JOHN DALTON Navy Secretary Dalton came to McCain's office one day and vowed to protect Commander Robert Stumpf. The onetime leader of the Blue Angels and a decorated pilot in the Persian Gulf War, Stumpf was under attack for a fleeting involvement in the notorious Tailhook escapade. When McCain thought Dalton had backed off by sending a Navy lawyer to interrogate Stumpf, he called the Secretary and said: "I don't believe you're standing up for the Navy. We will have nothing to do with one another anymore." And he hung up the phone.

ROSS PEROT MIA/POW groups denounced McCain when he backed President Clinton's efforts to normalize relations with Vietnam. When Ross Perot, who had financed the POW cause, joined the attack, McCain told a reporter that Perot is "nuttier than a fruitcake, and you can quote me." When Perot phoned to complain, McCain called him "nutty" again.

ROBERT BYRD The prince of pork, Robert Byrd of West Virginia, has disciplined Senate colleagues by dispensing or withholding federal largess.
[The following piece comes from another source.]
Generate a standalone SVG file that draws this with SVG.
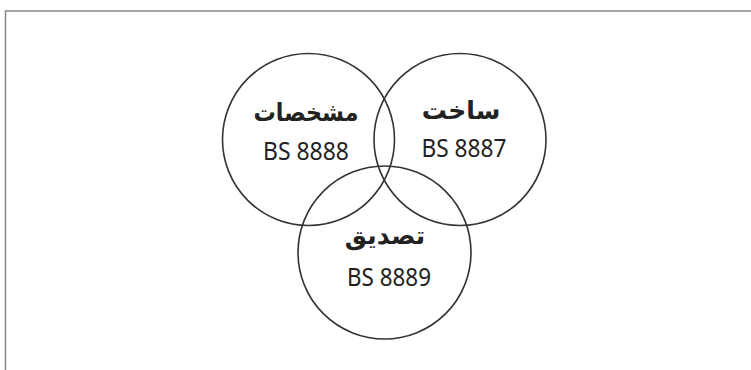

Not McCain. He took to the Senate floor to challenge Byrd's spending "billions of dollars" on projects "directly related to virtues other than merit" and finally beat Byrd to win the line-item veto for the President.

DAVID PRYOR The Senate's special counsel recommended in 1990 dropping charges against McCain for doing anything illegal or even unseemly to shield savings-and-loan operator Charles Keating from federal investigators. Yet Democrat David Pryor of Arkansas kept voting against freeing McCain from the Senate's Keating Five investigation. "It was purely political," says McCain, who didn't speak to Pryor for nearly six years. Alabama's Howell Heflin got the same silent treatment.